Pilotos mundo afora — de experimentos na Finlândia a programas de transferência em países da África e testes por organizações como GiveDirectly — mostram efeitos reais sobre bem-estar, saúde mental e até sobre a capacidade de investir em pequenos negócios. A lição prática é clara: quando a incerteza sobre o amanhã diminui, baixam também os gatilhos imediatos de revolta.
Para ser politicamente viável, a RBU pode começar como projeto dirigido (por exemplo, para jovens de 18 a 30 anos) e escalar conforme resultados. Assim, reduzimos o choque social sem pedir milagres fiscais instantâneos: testamos, ajustamos e ampliamos.
Uma hipótese de trabalho para evitar a próxima grande ruptura
Combine pilotos de RBU com medidas antidespejo imediatas, programas locais de emprego e mesas permanentes de diálogo com representantes juvenis. Invista em comunicação que explique os limites e as possibilidades da medida. E use os dados desses pilotos para financiar a expansão por meio de reforma tributária progressiva e remoção de subsídios regressivos.
Amplificação
O que vimos em 2011, no Ocupa Rio, foi a prova de que a ocupação e a ação direta eram repertórios políticos eficazes, e de que a mobilização pela internet funciona muito bem. O que vemos agora é uma geração que possui coragem e impetuosidade, mas que também carrega uma ferida material: a falta de um teto, de um trabalho digno, de certezas mínimas sobre o futuro. Governos e empresários têm discutido a criação de uma renda básica universal como saída imediata e totalmente possível. A RBU inclusive já existe em alguns países do norte da Europa, como Luxemburgo.
Esta não é uma defesa abstrata de renda; é uma defesa prática da possibilidade de futuro. Há 100 anos máquinas já vem ocupando ocupando o espaço do trabalhador braçal, agora a Inteligência Artificial (IA) vai rapidamente ocupando o espaço do trabalhador intelectual.

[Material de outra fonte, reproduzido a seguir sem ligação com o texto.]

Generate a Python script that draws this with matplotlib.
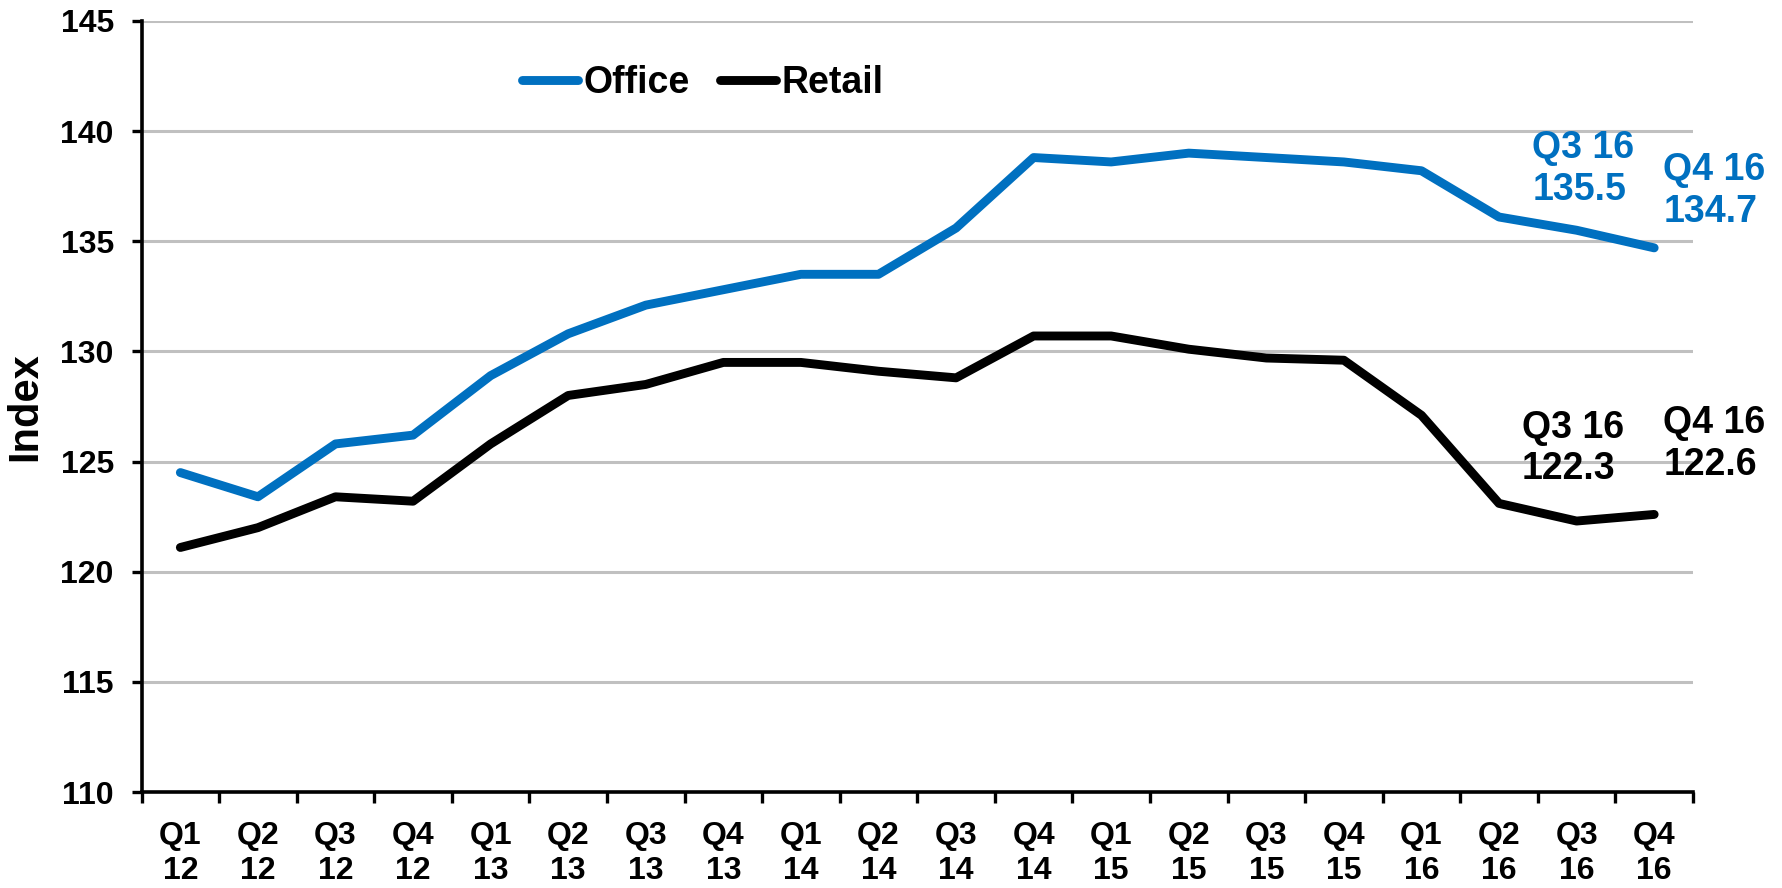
import matplotlib
matplotlib.use("Agg")
import matplotlib.pyplot as plt
from matplotlib.ticker import FixedLocator, NullFormatter

quarters = ["Q1\n12", "Q2\n12", "Q3\n12", "Q4\n12",
            "Q1\n13", "Q2\n13", "Q3\n13", "Q4\n13",
            "Q1\n14", "Q2\n14", "Q3\n14", "Q4\n14",
            "Q1\n15", "Q2\n15", "Q3\n15", "Q4\n15",
            "Q1\n16", "Q2\n16", "Q3\n16", "Q4\n16"]
office = [124.5, 123.4, 125.8, 126.2, 128.9, 130.8, 132.1, 132.8, 133.5, 133.5,
          135.6, 138.8, 138.6, 139.0, 138.8, 138.6, 138.2, 136.1, 135.5, 134.7]
retail = [121.1, 122.0, 123.4, 123.2, 125.8, 128.0, 128.5, 129.5, 129.5, 129.1,
          128.8, 130.7, 130.7, 130.1, 129.7, 129.6, 127.1, 123.1, 122.3, 122.6]
y_ticks = [110, 115, 120, 125, 130, 135, 140, 145]

BLUE = "#0070C0"
FONT = "Liberation Sans"
plt.rcParams["font.family"] = [FONT, "DejaVu Sans"]
plt.rcParams["font.weight"] = "bold"

fig = plt.figure(figsize=(17.83, 8.88), dpi=100)
ax = fig.add_axes([0.0794, 0.1081, 0.8701, 0.8683])

x = list(range(len(quarters)))
ax.plot(x, office, color=BLUE, lw=6.4, solid_capstyle="round", solid_joinstyle="round",
        label="Office", zorder=3)
ax.plot(x, retail, color="black", lw=6.4, solid_capstyle="round", solid_joinstyle="round",
        label="Retail", zorder=3)

ax.set_xlim(-0.5, len(quarters) - 0.5)
ax.set_ylim(110, 145)
ax.set_yticks(y_ticks)
ax.set_yticklabels([str(v) for v in y_ticks], fontsize=23, fontweight="bold")
ax.yaxis.grid(True, color="#C0C0C0", lw=2.2)
ax.set_axisbelow(True)

# major ticks at category boundaries, labels at centres
ax.xaxis.set_major_locator(FixedLocator([i - 0.5 for i in range(len(quarters) + 1)]))
ax.xaxis.set_major_formatter(NullFormatter())
ax.xaxis.set_minor_locator(FixedLocator(x))
ax.set_xticklabels(quarters, minor=True, fontsize=23, fontweight="bold", linespacing=1.2)
ax.tick_params(axis="x", which="major", length=8, width=2.4, direction="out")
ax.tick_params(axis="x", which="minor", length=0, pad=21)
ax.tick_params(axis="y", length=7, width=2.4, direction="out", pad=13)

for s in ["top", "right"]:
    ax.spines[s].set_visible(False)
for s in ["left", "bottom"]:
    ax.spines[s].set_linewidth(2.6)
    ax.spines[s].set_color("black")

ax.set_ylabel("Index", fontsize=30, fontweight="bold", labelpad=11)

leg = ax.legend(loc="center left", bbox_to_anchor=(0.245, 0.9196), ncol=2, frameon=False,
                borderaxespad=0, borderpad=0, handlelength=1.5, handletextpad=0.15,
                columnspacing=0.8, prop={"family": FONT, "weight": "bold", "size": 27})
for h in leg.get_lines():
    h.set_linewidth(6.4)

ann_kw = dict(fontsize=27, fontweight="bold", ha="left", va="top", linespacing=1.2)
ax.text(17.43, 140.05, "Q3 16\n135.5", color=BLUE, **ann_kw)
ax.text(19.12, 139.05, "Q4 16\n134.7", color=BLUE, **ann_kw)
ax.text(17.29, 127.35, "Q3 16\n122.3", color="black", **ann_kw)
ax.text(19.12, 127.55, "Q4 16\n122.6", color="black", **ann_kw)

fig.savefig("out.png", dpi=100)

A sugestão é distribuir uma renda básica, gerada por essa economia automatizada, um mercado trilhonário que pode muito bem gerar caixa para o pagamento dessa renda. Não adianta querer inventar, vai chegar uma hora que não haverá mais postos de trabalho para todos. E enquanto legisladores discutem modelos e números, nas praças continuam a entoar palavra de ordem em coro e a ocupar. Assim um amplifica a voz do outro e todos juntos amplificam a voz do movimento.